* **Exercise task**
Look for the line containing "Emit a Python" and the line containing "0.3, 0.24, 0.19]"; retype them and all lines between, exactly, and leave out the pictures.
[START OF Stored rows]
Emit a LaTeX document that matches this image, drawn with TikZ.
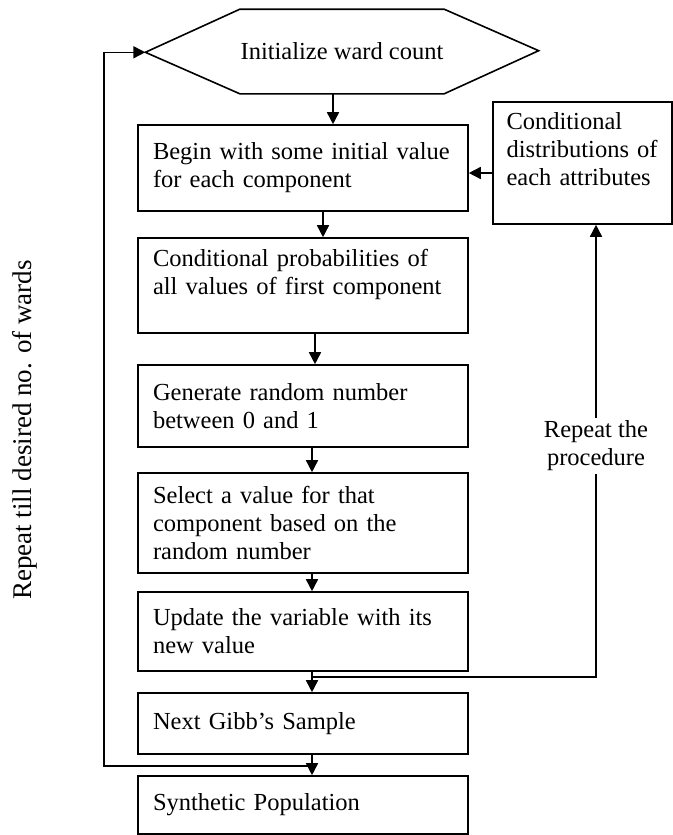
\documentclass[tikz,border=0pt]{standalone}
\usepackage{fontspec}
\setmainfont{Liberation Serif}
\usetikzlibrary{arrows.meta}
\begin{document}
\begin{tikzpicture}[x=0.5pt,y=-0.5pt,line width=0.8pt,
    box/.style={draw, rectangle, minimum width=165pt, text width=150pt, inner xsep=7.5pt, inner ysep=0pt, align=left, font=\fontsize{12.25}{14}\selectfont},
    hexa/.style={rectangle, minimum width=95pt, minimum height=41.5pt, inner sep=0pt, font=\fontsize{12.25}{14}\selectfont},
    arr/.style={-{Triangle[length=6pt,width=6pt]}}
]
\useasboundingbox (0,0) rectangle (673,835);
\node[hexa] (init) at (342,51.5) {Initialize ward count};
\draw (init.north west) -- (init.north east) -- ++(47.25pt,-20.75pt) coordinate (initR)
  -- (init.south east) -- (init.south west) -- ++(-47.25pt,20.75pt) coordinate (initL) -- cycle;
\node[box, minimum height=43pt] (begin) at (303,168) {Begin with some initial value\\for each component};
\node[box, minimum height=47.5pt] (prob) at (303,285.5) {Conditional probabilities of\\all values of first component\par\hbox{}};
\node[box, minimum height=41pt] (gen) at (303,406) {Generate random number\\between 0 and 1};
\node[box, minimum height=50pt] (sel) at (303,523) {Select a value for that\\component based on the\\random number};
\node[box, minimum height=39.5pt] (upd) at (303,631.5) {Update the variable with its\\new value};
\node[box, minimum height=30.5pt] (next) at (303,723.5) {Next Gibb's Sample};
\node[box, minimum height=29pt] (synth) at (303,805) {Synthetic Population};
\node[box, minimum width=89.5pt, text width=76pt, inner xsep=6.75pt, minimum height=61pt] (cond) at (582.5,163) {Conditional\\distributions of\\each attributes\par\hbox{}};
\node[align=center, inner sep=1pt, font=\fontsize{12.25}{14}\selectfont] (rep) at (596,446) {Repeat the\\procedure};
\node[rotate=90, font=\fontsize{13.5}{16}\selectfont] (wards) at (25,430) {Repeat till desired no. of wards};

\draw[arr] ([xshift=15pt]begin.north |- init.south) -- ([xshift=15pt]begin.north);
\draw[arr] ([xshift=10pt]begin.south) -- ([xshift=10pt]prob.north);
\draw[arr] ([xshift=6pt]prob.south) -- ([xshift=6pt]gen.north);
\draw[arr] ([xshift=4.5pt]gen.south) -- ([xshift=4.5pt]sel.north);
\draw[arr] ([xshift=4.5pt]sel.south) -- ([xshift=4.5pt]upd.north);
\draw[arr] ([xshift=4.5pt]upd.south) -- ([xshift=4.5pt]next.north);
\draw[arr] ([xshift=4.5pt]next.south) -- ([xshift=4.5pt]synth.north);
\draw[arr] ([yshift=-5pt]cond.west) -- ([yshift=-5pt]cond.west -| begin.east);

\coordinate (j1) at (312,677);
\coordinate (j2) at (312,766);
\coordinate (lft) at (104,766);
\draw (j1) -| (rep.south);
\draw[arr] (rep.north) -- (rep.north |- cond.south);
\draw[arr] (j2) -- (lft) |- (initL);
\end{tikzpicture}
\end{document}
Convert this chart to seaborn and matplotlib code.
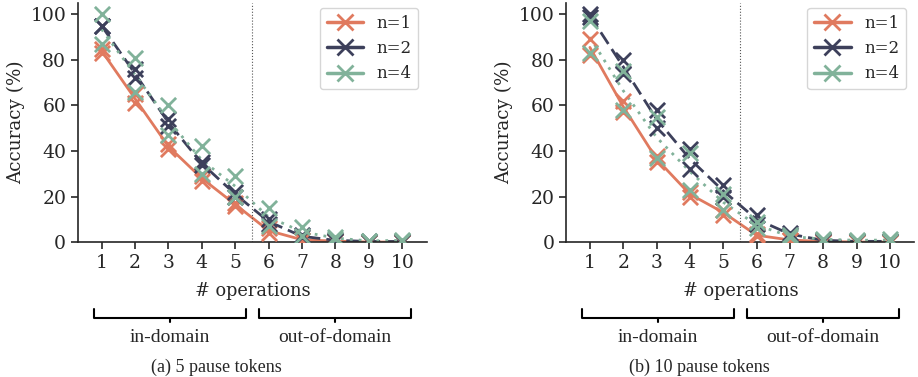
import numpy as np
import pandas as pd
import matplotlib
matplotlib.use("Agg")
import matplotlib.pyplot as plt
import matplotlib.transforms as mtransforms
from matplotlib.lines import Line2D
import seaborn as sns

sns.set_theme(style="ticks")
plt.rcParams["font.family"] = ["DejaVu Serif"]

# data: two runs per setting, accuracy (%) vs number of operations
ops = list(range(1, 11))
series = ["n=1", "n=2", "n=4"]
colors = ["#e07a5f", "#3d405b", "#81b29a"]

# (a) 5 pause tokens
p5_n1 = [[83, 61, 41, 27, 16, 4, 1, 0.5, 0, 0],
         [85, 65, 43, 29, 17, 6, 1, 0.3, 0, 0]]
p5_n2 = [[95, 76, 54, 35, 22, 10, 3, 1, 0.3, 0.3],
         [95, 72, 51, 34, 20, 8, 2, 0.5, 0.2, 0.2]]
p5_n4 = [[100, 81, 60, 42, 29, 15, 6.5, 2, 0.5, 1],
         [87, 66, 47, 30, 20, 7, 2.5, 1.5, 0.5, 0.5]]

# (b) 10 pause tokens
p10_n1 = [[89, 62, 38, 22, 14, 3.5, 1, 0.3, 0, 0],
          [82, 57, 35, 20, 12, 2.5, 0.8, 0.2, 0, 0]]
p10_n2 = [[100, 80, 58, 41, 25, 12, 4, 1, 0.3, 0.3],
          [99, 74, 50, 32, 20, 8, 3, 0.5, 0.3, 0.3]]
p10_n4 = [[97, 75, 55, 39, 21, 9, 3, 1.5, 1, 1.5],
          [83, 58, 37, 23, 14, 6, 2, 1, 0.5, 0.3]]

panels = [("(a) 5 pause tokens", [p5_n1, p5_n2, p5_n4]),
          ("(b) 10 pause tokens", [p10_n1, p10_n2, p10_n4])]


def to_frame(runs_per_series):
    rows = []
    for name, runs in zip(series, runs_per_series):
        for r, vals in enumerate(runs):
            for x, v in zip(ops, vals):
                rows.append({"ops": x, "acc": v, "n": name, "run": r})
    return pd.DataFrame(rows)


fig = plt.figure(figsize=(9.18, 3.77), dpi=100)
ax_pos = [[0.085, 0.358, 0.380, 0.634], [0.617, 0.358, 0.379, 0.634]]
caption_x = [0.236, 0.762]
pal = dict(zip(series, colors))
dashes = {"n=1": "", "n=2": (5, 2.2), "n=4": (1, 2.2)}

for i, (caption, data) in enumerate(panels):
    ax = fig.add_axes(ax_pos[i])
    df = to_frame(data)
    sns.lineplot(data=df, x="ops", y="acc", hue="n", style="n", palette=pal,
                 dashes=dashes, errorbar=None, linewidth=2, legend=False, ax=ax)
    for name in series:
        sub = df[df["n"] == name]
        ax.scatter(sub["ops"], sub["acc"], marker="x", s=120, linewidths=2,
                   color=pal[name], zorder=3)
    ax.axvline(5.5, color="#555555", linestyle=":", linewidth=0.8)
    ax.set_ylim(0, 105)
    ax.set_xticks(ops)
    ax.set_yticks([0, 20, 40, 60, 80, 100])
    ax.tick_params(labelsize=13.5, length=5, width=1.2)
    ax.set_xlabel("# operations", fontsize=12.8, labelpad=7)
    ax.set_ylabel("Accuracy (%)", fontsize=13.2)
    for sp in ax.spines.values():
        sp.set_linewidth(1.2)
    sns.despine(ax=ax)

    handles = [Line2D([], [], color=c, marker="x", markersize=11, markeredgewidth=2,
                      linewidth=2.5) for c in colors]
    ax.legend(handles, series, loc="upper right", fontsize=12, frameon=True,
              handlelength=2.2, labelspacing=0.5, borderaxespad=0.3,
              bbox_to_anchor=(0.99, 1.0))

    # domain brackets below the x axis
    trans = mtransforms.blended_transform_factory(ax.transData, ax.transAxes)
    for (x0, x1), label in [((0.77, 5.32), "in-domain"), ((5.72, 10.26), "out-of-domain")]:
        xm = (x0 + x1) / 2
        ax.plot([x0, x0, x1, x1], [-0.28, -0.318, -0.318, -0.28], color="black",
                linewidth=1.5, transform=trans, clip_on=False)
        ax.plot([xm, xm], [-0.318, -0.336], color="black", linewidth=1.5,
                transform=trans, clip_on=False)
        ax.text(xm, -0.398, label, ha="center", va="center", fontsize=14,
                family=["Liberation Serif"], transform=trans)

    fig.text(caption_x[i], 1 - 367 / 377, caption, ha="center", va="center",
             fontsize=13, family=["Liberation Serif"])

fig.savefig("out.png", dpi=100)
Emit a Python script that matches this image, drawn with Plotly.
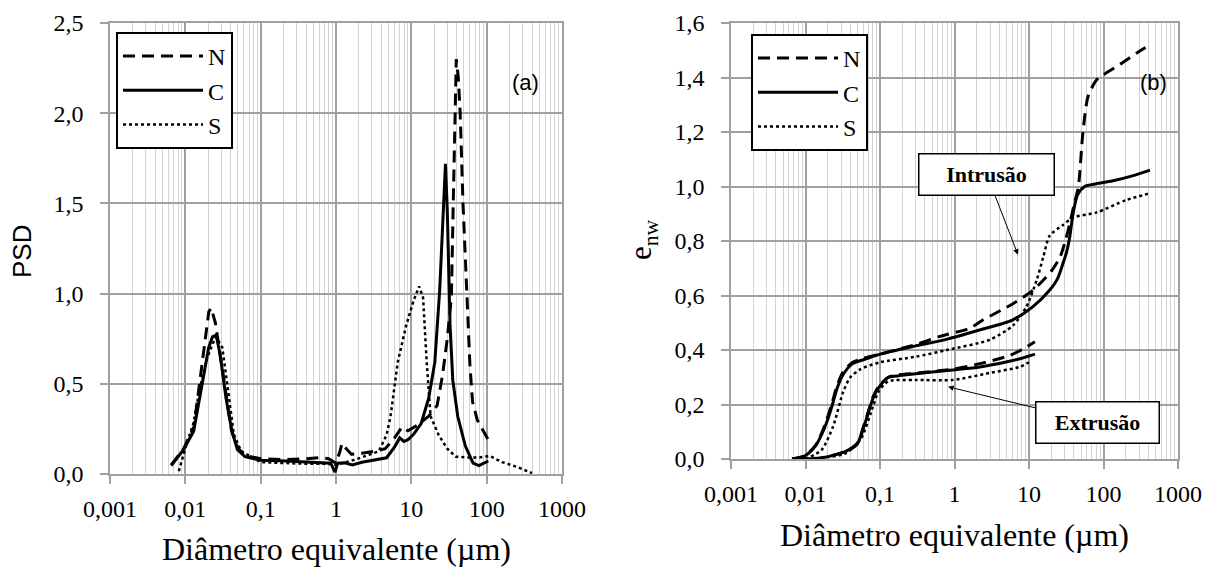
import numpy as np
import plotly.graph_objects as go

W, H = 1219, 568

# ---------- (a) pore size density ----------
d_psd_N = [0.0065, 0.0095, 0.013, 0.0155, 0.018, 0.0205, 0.022, 0.025, 0.029, 0.035, 0.041,
           0.05, 0.065, 0.1, 0.2, 0.4, 0.6, 0.8, 1.0, 1.12, 1.2, 1.3, 1.6, 2.2, 3.2, 4.5, 6.0,
           7.5, 9.0, 12, 17, 22, 26, 30, 34, 36, 38, 39.5, 42, 44.5, 48.5, 55, 60, 65, 75, 90, 105]
psd_N = [0.05, 0.14, 0.26, 0.5, 0.72, 0.9, 0.92, 0.84, 0.66, 0.42, 0.24,
         0.14, 0.1, 0.085, 0.08, 0.085, 0.09, 0.085, 0.06, 0.12, 0.17, 0.15, 0.11, 0.115, 0.125, 0.14, 0.2,
         0.26, 0.24, 0.27, 0.32, 0.38, 0.55, 0.75, 0.98, 1.5, 2.1, 2.3, 2.2, 2.0, 1.5, 0.93, 0.6, 0.4, 0.3, 0.24, 0.19]

d_psd_C = [0.0065, 0.0095, 0.0129, 0.0153, 0.0172, 0.0204, 0.0229, 0.0257, 0.029, 0.0347, 0.0414,
           0.049, 0.062, 0.1, 0.22, 0.4, 0.7, 0.85, 0.97, 1.05, 1.3, 1.65, 2.2, 3.0, 4.7, 6.0, 7.0,
           8.0, 9.0, 10.7, 13.5, 17, 20.5, 23.8, 26.8, 28.4, 30, 32.7, 35.5, 41.3, 52, 66, 79, 105]
psd_C = [0.046, 0.136, 0.237, 0.417, 0.518, 0.70, 0.76, 0.77, 0.66, 0.42, 0.24,
         0.136, 0.096, 0.076, 0.072, 0.068, 0.064, 0.06, 0.01, 0.06, 0.062, 0.05, 0.065, 0.075, 0.09, 0.15, 0.2,
         0.18, 0.19, 0.22, 0.28, 0.42, 0.62, 1.02, 1.46, 1.72, 1.46, 0.82, 0.52, 0.32, 0.156, 0.06, 0.046, 0.072]

d_psd_S = [0.0082, 0.0102, 0.0128, 0.0153, 0.0194, 0.023, 0.0257, 0.031, 0.037, 0.044, 0.055,
           0.1, 0.3, 0.8, 1.0, 1.8, 3.7, 4.7, 5.3, 6.6, 8.5, 10.7, 12.7, 14.3, 16, 18, 23,
           30, 39, 55, 80, 110, 160, 250, 400]
psd_S = [0.016, 0.156, 0.28, 0.46, 0.64, 0.72, 0.76, 0.70, 0.46, 0.22, 0.126,
         0.066, 0.058, 0.056, 0.05, 0.08, 0.126, 0.217, 0.32, 0.62, 0.82, 0.96, 1.04, 0.98, 0.62, 0.32, 0.217,
         0.14, 0.096, 0.092, 0.092, 0.1, 0.066, 0.04, 0.005]

# ---------- (b) cumulative void ratio, intrusion ----------
d_int_N = [0.0066, 0.01, 0.0136, 0.0165, 0.0196, 0.023, 0.0266, 0.032, 0.043, 0.06, 0.1, 0.3, 0.64,
           1.6, 2.4, 6.1, 11.4, 20, 26, 30, 35, 40, 46, 53, 62, 80, 100, 170, 280, 420]
e_int_N = [0.0, 0.013, 0.05, 0.095, 0.15, 0.21, 0.27, 0.32, 0.355, 0.37, 0.385, 0.42, 0.45,
           0.48, 0.51, 0.57, 0.62, 0.69, 0.74, 0.79, 0.86, 0.93, 1.0, 1.2, 1.33, 1.39, 1.41, 1.45, 1.49, 1.52]

d_int_C = [0.0066, 0.01, 0.0136, 0.0165, 0.0196, 0.023, 0.0266, 0.032, 0.043, 0.07, 0.1, 0.3, 0.8,
           2.2, 6.0, 11.4, 19, 24, 28, 32, 35, 39, 45, 56, 80, 130, 250, 420]
e_int_C = [0.0, 0.013, 0.047, 0.09, 0.14, 0.2, 0.26, 0.31, 0.35, 0.37, 0.385, 0.415, 0.44,
           0.474, 0.51, 0.56, 0.62, 0.66, 0.71, 0.76, 0.81, 0.90, 0.97, 1.0, 1.01, 1.02, 1.04, 1.06]

d_int_S = [0.01, 0.0164, 0.0235, 0.032, 0.04, 0.055, 0.1, 0.3, 0.79, 3.0, 6.1, 9.3, 12.8, 15.5,
           19, 28, 39, 81, 200, 420]
e_int_S = [0.0, 0.033, 0.12, 0.246, 0.30, 0.33, 0.355, 0.375, 0.40, 0.438, 0.49, 0.56, 0.66, 0.74,
           0.82, 0.857, 0.886, 0.905, 0.95, 0.975]

# ---------- (b) extrusion ----------
d_ext_N = [0.007, 0.0164, 0.034, 0.049, 0.062, 0.08, 0.095, 0.13, 0.19, 0.3, 0.95, 2.2, 5.5, 8.5, 12]
e_ext_N = [0.0, 0.004, 0.028, 0.056, 0.13, 0.225, 0.265, 0.3, 0.31, 0.315, 0.33, 0.35, 0.38, 0.405, 0.43]

d_ext_C = [0.007, 0.0164, 0.034, 0.049, 0.062, 0.08, 0.095, 0.13, 0.186, 0.3, 0.95, 2.2, 5.1, 8.0, 12]
e_ext_C = [0.0, 0.004, 0.027, 0.053, 0.126, 0.22, 0.26, 0.30, 0.306, 0.313, 0.327, 0.338, 0.357, 0.37, 0.385]

d_ext_S = [0.011, 0.034, 0.055, 0.08, 0.095, 0.129, 0.3, 0.94, 3.0, 7.5, 10]
e_ext_S = [0.0, 0.02, 0.073, 0.19, 0.246, 0.285, 0.29, 0.29, 0.316, 0.338, 0.355]

# ---------- axis ticks ----------
x_tickvals = [0.001, 0.01, 0.1, 1, 10, 100, 1000]
x_ticktext = ["0,001", "0,01", "0,1", "1", "10", "100", "1000"]
x_minor = [k * 10.0 ** p for p in range(-3, 3) for k in range(2, 10)]
y1_tickvals = [0, 0.5, 1.0, 1.5, 2.0, 2.5]
y1_ticktext = ["0,0", "0,5", "1,0", "1,5", "2,0", "2,5"]
y2_tickvals = [0, 0.2, 0.4, 0.6, 0.8, 1.0, 1.2, 1.4, 1.6]
y2_ticktext = ["0,0", "0,2", "0,4", "0,6", "0,8", "1,0", "1,2", "1,4", "1,6"]

SERIF = "Liberation Serif, Times New Roman, serif"
SANS = "Liberation Sans, Arial, sans-serif"

series = ["N", "C", "S"]
styles = {
    "N": dict(color="black", width=3, dash="12px,7px"),
    "C": dict(color="black", width=3),
    "S": dict(color="black", width=2.5, dash="3px,3px"),
}

fig = go.Figure()

psd = {"N": (d_psd_N, psd_N), "C": (d_psd_C, psd_C), "S": (d_psd_S, psd_S)}
for s in series:
    fig.add_trace(go.Scatter(x=psd[s][0], y=psd[s][1], mode="lines", name=s,
                             line=styles[s], xaxis="x", yaxis="y", legend="legend"))

intr = {"N": (d_int_N, e_int_N), "C": (d_int_C, e_int_C), "S": (d_int_S, e_int_S)}
extr = {"N": (d_ext_N, e_ext_N), "C": (d_ext_C, e_ext_C), "S": (d_ext_S, e_ext_S)}
for s in series:
    fig.add_trace(go.Scatter(x=intr[s][0], y=intr[s][1], mode="lines", name=s,
                             line=dict(shape="spline", smoothing=0.7, **styles[s]),
                             xaxis="x2", yaxis="y2", legend="legend2"))
for s in series:
    fig.add_trace(go.Scatter(x=extr[s][0], y=extr[s][1], mode="lines", name=s,
                             line=dict(shape="spline", smoothing=0.7, **styles[s]),
                             xaxis="x2", yaxis="y2", legend="legend2", showlegend=False))

GRID = "#a0a0a0"
MINOR = "#d3d3d3"
tickfont = dict(family=SERIF, size=24, color="black")


def xaxis(domain, anchor):
    return dict(type="log", range=[-3, 3], domain=domain, anchor=anchor,
                tickvals=x_tickvals, ticktext=x_ticktext, tickfont=tickfont,
                showgrid=True, gridcolor=GRID, gridwidth=1.5,
                minor=dict(tickvals=x_minor, showgrid=True, gridcolor=MINOR, gridwidth=1, ticks=""),
                ticks="outside", ticklen=8, tickwidth=1.5, tickcolor=GRID,
                showline=True, linecolor=GRID, linewidth=1.5, mirror=True,
                zeroline=False, ticklabelstandoff=4, automargin=False)


def yaxis(domain, anchor, rng, vals, text):
    return dict(range=rng, domain=domain, anchor=anchor, tickvals=vals, ticktext=text,
                tickfont=tickfont, showgrid=True, gridcolor=GRID, gridwidth=1.5,
                ticks="outside", ticklen=8, tickwidth=1.5, tickcolor=GRID,
                showline=True, linecolor=GRID, linewidth=1.5, mirror=True,
                zeroline=False, ticklabelstandoff=12, automargin=False)


def px(x):
    return x / W


def py(y):
    return 1 - y / H


legend_style = dict(xanchor="left", yanchor="top", bgcolor="white", bordercolor="black",
                    borderwidth=2, font=dict(family=SERIF, size=24, color="black"),
                    itemwidth=80, tracegroupgap=0)

fig.update_layout(
    width=W, height=H, margin=dict(l=0, r=0, t=0, b=0),
    paper_bgcolor="white", plot_bgcolor="white",
    xaxis=xaxis([px(110), px(562)], "y"),
    yaxis=yaxis([py(474), py(23)], "x", [0, 2.5], y1_tickvals, y1_ticktext),
    xaxis2=xaxis([px(731), px(1178)], "y2"),
    yaxis2=yaxis([py(459), py(23)], "x2", [0, 1.6], y2_tickvals, y2_ticktext),
    legend=dict(x=px(116), y=py(32), **legend_style),
    legend2=dict(x=px(751), y=py(34), **legend_style),
    showlegend=True,
)

serif_title = dict(family=SERIF, size=32, color="black")
annotations = [
    dict(text="PSD", x=px(22), y=py(252), textangle=-90,
         font=dict(family=SANS, size=26, color="black")),
    dict(text="Diâmetro equivalente (µm)", x=px(336), y=py(549), font=serif_title),
    dict(text="Diâmetro equivalente (µm)", x=px(955), y=py(535), font=serif_title),
    dict(text="e<sub>nw</sub>", x=px(643), y=py(240), textangle=-90,
         font=dict(family=SERIF, size=31, color="black")),
    dict(text="(a)", x=px(525), y=py(83), font=dict(family=SANS, size=22, color="black")),
    dict(text="(b)", x=px(1153), y=py(82), font=dict(family=SANS, size=22, color="black")),
]
for a in annotations:
    a.update(xref="paper", yref="paper", xanchor="center", yanchor="middle", showarrow=False)
fig.update_layout(annotations=annotations)

box_font = dict(family=SERIF, size=22, color="black")
box_style = dict(xref="x2", yref="y2", font=box_font, bgcolor="white", bordercolor="black",
                 borderwidth=1.5, borderpad=2, height=36, showarrow=True, arrowhead=2,
                 arrowsize=1.1, arrowwidth=1, arrowcolor="black", axref="pixel", ayref="pixel")
# labelled boxes for the two branches of panel (b), each pointing at its curves
fig.add_annotation(text="<b>Intrusão</b>", x=np.log10(7.1), y=0.75, ax=-31, ay=-80,
                   width=130, **box_style)
fig.add_annotation(text="<b>Extrusão</b>", x=np.log10(0.82), y=0.265, ax=149, ay=36,
                   width=118, **box_style)

fig.write_html("out.html")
[END OF Stored rows]
* **The response**
Emit a Python script that matches this image, drawn with Plotly.
import numpy as np
import plotly.graph_objects as go

W, H = 1219, 568

# ---------- (a) pore size density ----------
d_psd_N = [0.0065, 0.0095, 0.013, 0.0155, 0.018, 0.0205, 0.022, 0.025, 0.029, 0.035, 0.041,
           0.05, 0.065, 0.1, 0.2, 0.4, 0.6, 0.8, 1.0, 1.12, 1.2, 1.3, 1.6, 2.2, 3.2, 4.5, 6.0,
           7.5, 9.0, 12, 17, 22, 26, 30, 34, 36, 38, 39.5, 42, 44.5, 48.5, 55, 60, 65, 75, 90, 105]
psd_N = [0.05, 0.14, 0.26, 0.5, 0.72, 0.9, 0.92, 0.84, 0.66, 0.42, 0.24,
         0.14, 0.1, 0.085, 0.08, 0.085, 0.09, 0.085, 0.06, 0.12, 0.17, 0.15, 0.11, 0.115, 0.125, 0.14, 0.2,
         0.26, 0.24, 0.27, 0.32, 0.38, 0.55, 0.75, 0.98, 1.5, 2.1, 2.3, 2.2, 2.0, 1.5, 0.93, 0.6, 0.4, 0.3, 0.24, 0.19]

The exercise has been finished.